As an endemic species, the Galapagos penguin populations in Galapagos are crucial for the survival of the species. This also means that any great change in their environment could lead to the entire species being wiped out! Some of the threats facing Galapagos Penguins are anthropogenic such as invasive species and new diseases, but environmental factors such as El Niño events can have a great impact on them.
El Niño heavily influences the Galapagos penguin populations as it makes the waters around Galapagos warmer, making their food less abundant. The cold-water schooling fish that the penguins feed upon migrate away from Galapagos during El Niño meaning food becomes scarce. As a result penguins usually do not breed during El Niño as the chances of raising offspring successfully are low and parent penguins could die in the attempt.
The El Nino in 1982/83 caused a dramatic decline in the penguin population by around 80%. After a slow recovery, a second bad El Niño in 1997/98 reduced the population again by 65%. Population numbers have slowly been recovering since but numbers are still only half what they were before the 1982 El Niño. Increasing frequency and severity of El Niño weather events due to global climate change is a major threat to the Galapagos penguin, especially when they are at low numbers.

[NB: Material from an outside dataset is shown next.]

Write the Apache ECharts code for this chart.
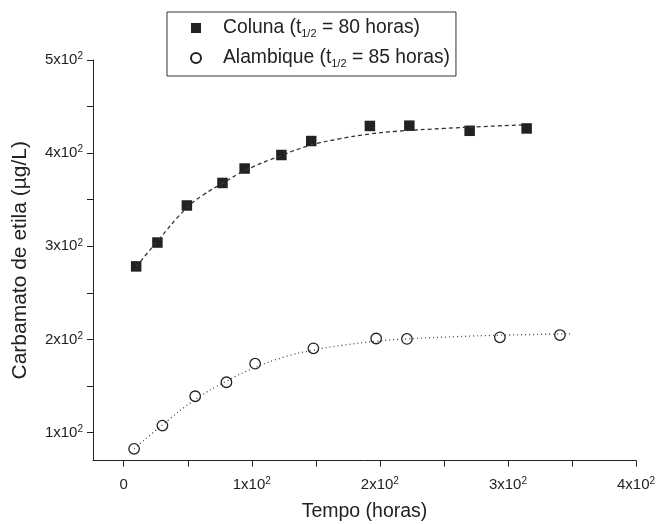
<!DOCTYPE html>
<html>
<head>
<meta charset="utf-8">
<script src="https://cdn.jsdelivr.net/npm/echarts@6/dist/echarts.min.js"></script>
<style>
  html, body { margin: 0; padding: 0; background: #fff; }
  #chart { width: 656px; height: 524px; }
</style>
</head>
<body>
<div id="chart"></div>
<script>
// pontos medidos - Coluna
var colunaX = [9.7, 26.3, 49.3, 77.1, 94.4, 123.1, 146.4, 192.2, 223.0, 270.1, 314.6];
var colunaY = [278.4, 304, 343.8, 368, 383.5, 398, 413, 429.2, 429.5, 424, 426.5];
// pontos medidos - Alambique
var alambX = [8.1, 30.2, 55.8, 80.2, 102.6, 148.1, 197.1, 221.1, 293.7, 340.6];
var alambY = [82.5, 107.5, 139, 154, 174, 190.4, 201, 200.5, 202.2, 204.7];
// curvas ajustadas
var fitColunaX = [9.7, 26, 49, 62, 77, 95, 123, 146, 169, 192, 213, 250, 280, 311];
var fitColunaY = [278, 305, 341, 355, 367.5, 381.5, 397.5, 408.5, 415.5, 420.5, 423.5, 426.5, 428.5, 430.3];
var fitAlambX = [8.1, 30, 56, 80, 103, 125, 148, 170, 197, 221, 260, 294, 348.6];
var fitAlambY = [82.5, 108, 135.5, 155, 170, 181, 188.5, 193.5, 198, 200.5, 203, 204.5, 206];

var xTicks = [0, 50, 100, 150, 200, 250, 300, 350, 400];
var xLabels = [0, 100, 200, 300, 400];
var yTicks = [100, 150, 200, 250, 300, 350, 400, 450, 500];
var yLabels = [100, 200, 300, 400, 500];
var meiaVida = {'Coluna': 80, 'Alambique': 85};

var FONT = 'Liberation Sans, Arial, sans-serif';

function pares(xs, ys) {
	var out = [];
	for (var i = 0; i < xs.length; i++) out.push([xs[i], ys[i]]);
	return out;
}

function fmtPot(v) {
	if (v === 0) return '{n|0}';
	return '{n|' + (v / 100) + 'x10}{sup|2}';
}

var richPot = {
	n: {fontSize: 15, fontFamily: FONT, color: '#222', lineHeight: 17},
	sup: {fontSize: 10, fontFamily: FONT, color: '#222', lineHeight: 10, verticalAlign: 'top'}
};

var myChart = echarts.init(document.getElementById('chart'));
var option = {
	animation: false,
	backgroundColor: '#fff',
	grid: {left: 93, right: 20, top: 60, bottom: 63.5, outerBoundsMode: 'none', containLabel: false},
	legend: {
		orient: 'vertical',
		left: 167, top: 12,
		itemWidth: 10, itemHeight: 10,
		itemGap: 8,
		padding: [5, 6, 7, 23],
		borderColor: '#333', borderWidth: 1,
		backgroundColor: '#fff',
		data: ['Coluna', 'Alambique'],
		formatter: function (name) {
			return '{g|}' + name + ' (t{sub|1/2} = ' + meiaVida[name] + ' horas)';
		},
		textStyle: {
			fontSize: 19.3, fontFamily: FONT, color: '#222', lineHeight: 22,
			rich: {
				g: {width: 17},
				sub: {fontSize: 11, fontFamily: FONT, color: '#222', lineHeight: 6, verticalAlign: 'bottom'}
			}
		}
	},
	xAxis: {
		type: 'value', min: -24, max: 400,
		name: 'Tempo (horas)', nameLocation: 'middle', nameGap: 41,
		nameTextStyle: {fontSize: 19.5, fontFamily: FONT, color: '#222'},
		axisLine: {show: true, onZero: false, lineStyle: {color: '#222', width: 1}},
		axisTick: {show: true, length: 6, customValues: xTicks, lineStyle: {color: '#222'}},
		axisLabel: {customValues: xLabels, margin: 16, formatter: fmtPot, rich: richPot},
		splitLine: {show: false}
	},
	yAxis: {
		type: 'value', min: 70, max: 500,
		name: 'Carbamato de etila (µg/L)', nameLocation: 'middle', nameGap: 62,
		nameTextStyle: {fontSize: 21, fontFamily: FONT, color: '#222'},
		axisLine: {show: true, onZero: false, lineStyle: {color: '#222', width: 1}},
		axisTick: {show: true, length: 6, customValues: yTicks, lineStyle: {color: '#222'}},
		axisLabel: {customValues: yLabels, margin: 10, formatter: fmtPot, rich: richPot},
		splitLine: {show: false}
	},
	series: [
		{
			name: 'ajuste Coluna', type: 'line', data: pares(fitColunaX, fitColunaY),
			showSymbol: false, smooth: 0.5, silent: true,
			lineStyle: {color: '#333', width: 1.3, type: [4, 3]}
		},
		{
			name: 'ajuste Alambique', type: 'line', data: pares(fitAlambX, fitAlambY),
			showSymbol: false, smooth: 0.5, silent: true,
			lineStyle: {color: '#444', width: 1.3, type: [1, 3]}
		},
		{
			name: 'Coluna', type: 'scatter', data: pares(colunaX, colunaY),
			symbol: 'rect', symbolSize: 10.5,
			itemStyle: {color: '#222', opacity: 1}
		},
		{
			name: 'Alambique', type: 'scatter', data: pares(alambX, alambY),
			symbol: 'circle', symbolSize: 10.5,
			itemStyle: {color: '#fff', borderColor: '#222', borderWidth: 1.3, opacity: 1}
		}
	]
};
myChart.setOption(option);
</script>
</body>
</html>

Although natural predation (by native species) is uncommon, penguin chicks can be taken by Galapagos Hawks and short-eared owls. Weaker hatchlings are also sometimes predated on by Sally Lightfoot Crabs and Galapagos Banded Snakes. Adults are also under predation from large sharks, fur-seals and sea lions.
Their nesting activities are also restricted due to many of the nests they used up to 40 years ago are now either prone to flooding or inhabited by marine iguanas. This means that less pairs can breed now compared to 40 years ago, so the recovery of the species is limited.

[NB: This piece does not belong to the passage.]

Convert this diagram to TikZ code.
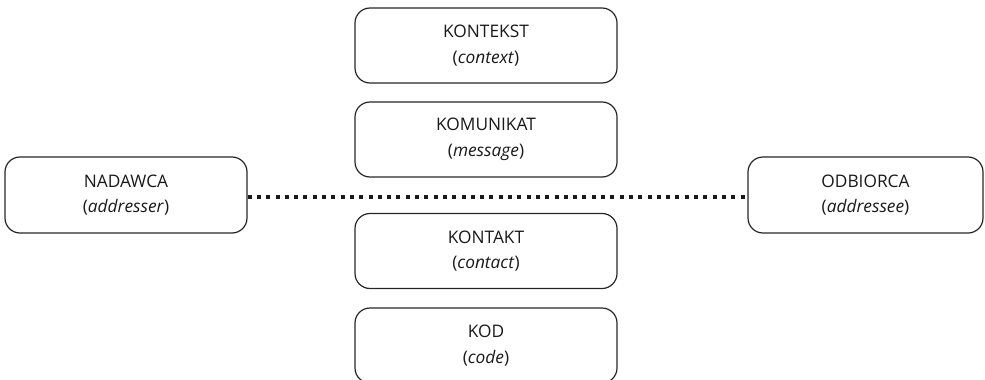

Human activities on the islands over the last 470 years have inevitably led to invasive species being brought to the islands by colonizers, farmers and pirates. Some of these invasive species include feral pigs, dogs, cats and fire ants, all of which predate on Galapagos penguins. Land predators are a great problem for penguins as their chicks cannot swim, making them easy targets for cats or dogs.

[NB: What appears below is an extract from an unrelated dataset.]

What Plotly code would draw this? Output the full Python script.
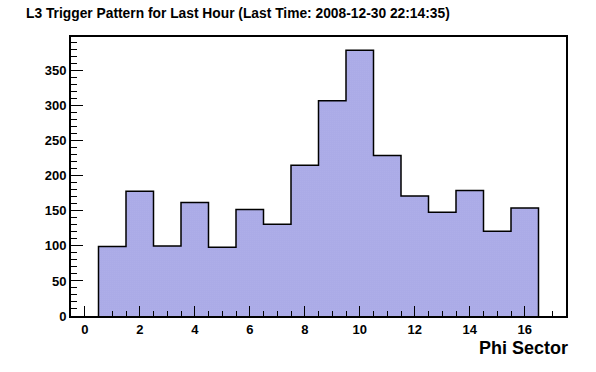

Humans have also brought diseases to Galapagos that the native species have no immunity against. A particularly virulent introduced disease is avian Malaria which is feared may eradicate the Galapagos penguin as it has done to endemic bird species in Hawaii. In Hawaii, the introduction of avian malaria has led to so many extinctions hat it now has the highest number of extinct birds in the world, with ten extinctions in the last 35 years. The same effect is feared to occur in Galapagos as the Galapagos, like Hawaii, is an isolated group of islands, so the introduction of a new disease can be fatal for a species that have no immunity towards it.
Human traffic on the islands, and especially fishing on the islands has also led to penguin fatalities. Bycatch has become a global issue for marine species as bad fishing techniques from all around the world have led to millions of animals dying after having been tangled up in nets. As penguins are birds and need air to survive, the likelihood of them dying after having been caught in a net is extremely high.
These threats are exacerbated by an expanding human population and increased tourism to the Islands. The extreme fluctuation in penguin population numbers highlights the fragility of the penguins whose survival is intimately linked to their environment.